**Raw records:**
──────────────────────────────

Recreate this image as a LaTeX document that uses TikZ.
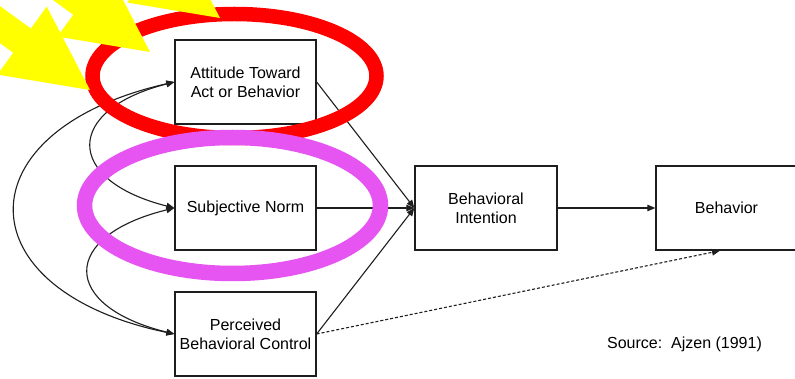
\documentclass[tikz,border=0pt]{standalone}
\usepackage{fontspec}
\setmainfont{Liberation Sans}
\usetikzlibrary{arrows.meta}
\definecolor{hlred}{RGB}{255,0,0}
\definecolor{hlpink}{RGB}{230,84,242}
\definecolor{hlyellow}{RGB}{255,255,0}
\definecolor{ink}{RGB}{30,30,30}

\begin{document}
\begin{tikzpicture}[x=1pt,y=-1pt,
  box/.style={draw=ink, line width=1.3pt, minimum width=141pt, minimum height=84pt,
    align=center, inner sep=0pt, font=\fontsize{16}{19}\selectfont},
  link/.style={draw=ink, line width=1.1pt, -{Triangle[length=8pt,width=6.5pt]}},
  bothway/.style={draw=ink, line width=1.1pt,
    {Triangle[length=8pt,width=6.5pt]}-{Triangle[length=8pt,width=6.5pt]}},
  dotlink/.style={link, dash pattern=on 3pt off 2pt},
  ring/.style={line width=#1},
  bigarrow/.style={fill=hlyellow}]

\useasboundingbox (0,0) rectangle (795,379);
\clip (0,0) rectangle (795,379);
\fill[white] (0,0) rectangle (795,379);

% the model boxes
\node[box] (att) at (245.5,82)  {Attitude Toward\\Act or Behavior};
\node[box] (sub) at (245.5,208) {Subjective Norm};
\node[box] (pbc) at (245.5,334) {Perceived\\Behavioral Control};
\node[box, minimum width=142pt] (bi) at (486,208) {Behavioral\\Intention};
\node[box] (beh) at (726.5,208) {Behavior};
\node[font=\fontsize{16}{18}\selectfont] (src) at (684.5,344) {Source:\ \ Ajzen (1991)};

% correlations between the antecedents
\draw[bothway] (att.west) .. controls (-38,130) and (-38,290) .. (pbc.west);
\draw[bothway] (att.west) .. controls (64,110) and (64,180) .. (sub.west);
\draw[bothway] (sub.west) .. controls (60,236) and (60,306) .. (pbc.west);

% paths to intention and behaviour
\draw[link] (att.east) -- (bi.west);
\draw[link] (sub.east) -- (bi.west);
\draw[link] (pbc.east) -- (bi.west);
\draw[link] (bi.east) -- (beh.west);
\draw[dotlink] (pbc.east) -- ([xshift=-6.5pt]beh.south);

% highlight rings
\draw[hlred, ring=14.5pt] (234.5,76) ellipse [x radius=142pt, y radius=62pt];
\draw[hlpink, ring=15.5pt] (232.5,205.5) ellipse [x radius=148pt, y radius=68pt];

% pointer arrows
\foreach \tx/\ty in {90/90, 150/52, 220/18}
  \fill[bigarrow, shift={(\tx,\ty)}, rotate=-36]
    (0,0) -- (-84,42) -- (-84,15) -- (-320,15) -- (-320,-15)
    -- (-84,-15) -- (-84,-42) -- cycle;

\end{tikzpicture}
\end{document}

──────────────────────────────

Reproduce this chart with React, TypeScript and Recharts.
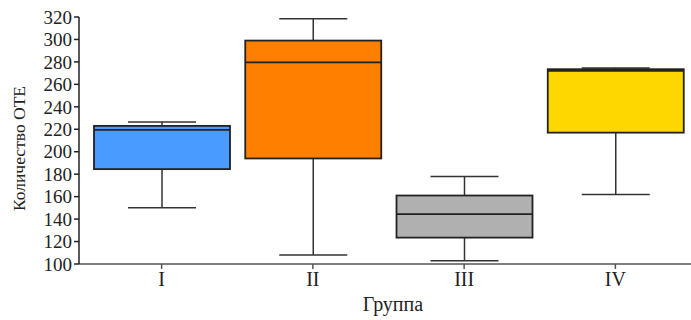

──────────────────────────────

**Given exercise:**
Filter the listing above for the string "this" and copy every matching line.

**Exercise solution:**
Recreate this image as a LaTeX document that uses TikZ.
Reproduce this chart with React, TypeScript and Recharts.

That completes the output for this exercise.